While using the two indicators, it shows that the technical traders will be able to make a better judgment when taking any entry point, it will save them from making any unnecessary loss in the market.
Q7. Pros and Cons of Trix Indicator
In every trading indicator, they are surely an advantage and also a disadvantage to it, in terms of the TRIX indicator the pros and cons will be listed below.
Pros
With the help of The TRIX indicator, technical traders are able to filter out any unnecessary noise which might cause the indicator to be lagging
With the help of the TRIX indicator, traders were able to determine the right position to make an entry either when buying or selling in the market, they were also able to determine the direction the market price will be taken at any period of time.
The TRIX indicator is also displayed with either upward or downward movement, when the TRIX line moves upward, it indicates that the direction of the market price at the period is bullish while when moving towards the downward direction, it indicates that the market price at that period is bearish.
Cons
Sometimes the traders tend to notice that the TRIX indicator lag, at that period the prediction the traders do will be inaccurate because the entry position they take at that time was a false signal.

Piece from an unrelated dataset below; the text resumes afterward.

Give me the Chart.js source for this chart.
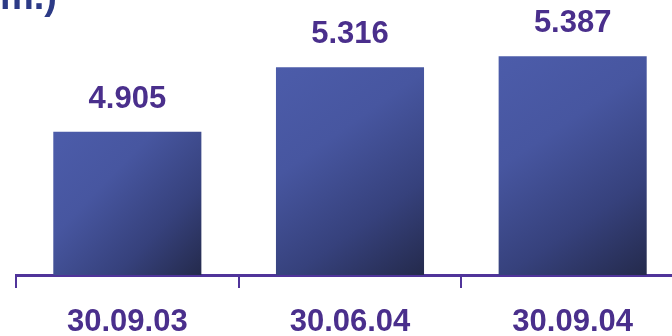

The TRIX indicator is not an indicator that can be used alone when trading because it lags behind sometimes and in such situation the traders meet a huge loss, so when using the TRIX indicator, traders tend to add other indicators in order to cover for the deficiency
Conclusion
From all the explanations given, it can be seen that the TRIX indicator helps the technical traders a lot in order to make a better prediction and know the right direction the price will be taken in the market, with the help of the TRIX indicator traders were able to filter out any unnecessary noise and also the TRIX indicator has a zero line which helps the trader in knowing which direction the price will be taking when the TRIX indicator line moves below the zero line, it indicates that the price pattern is moving along the bearish line while when the indicator line moves above the zero line, it indicates that the price pattern is moving along the bull trend.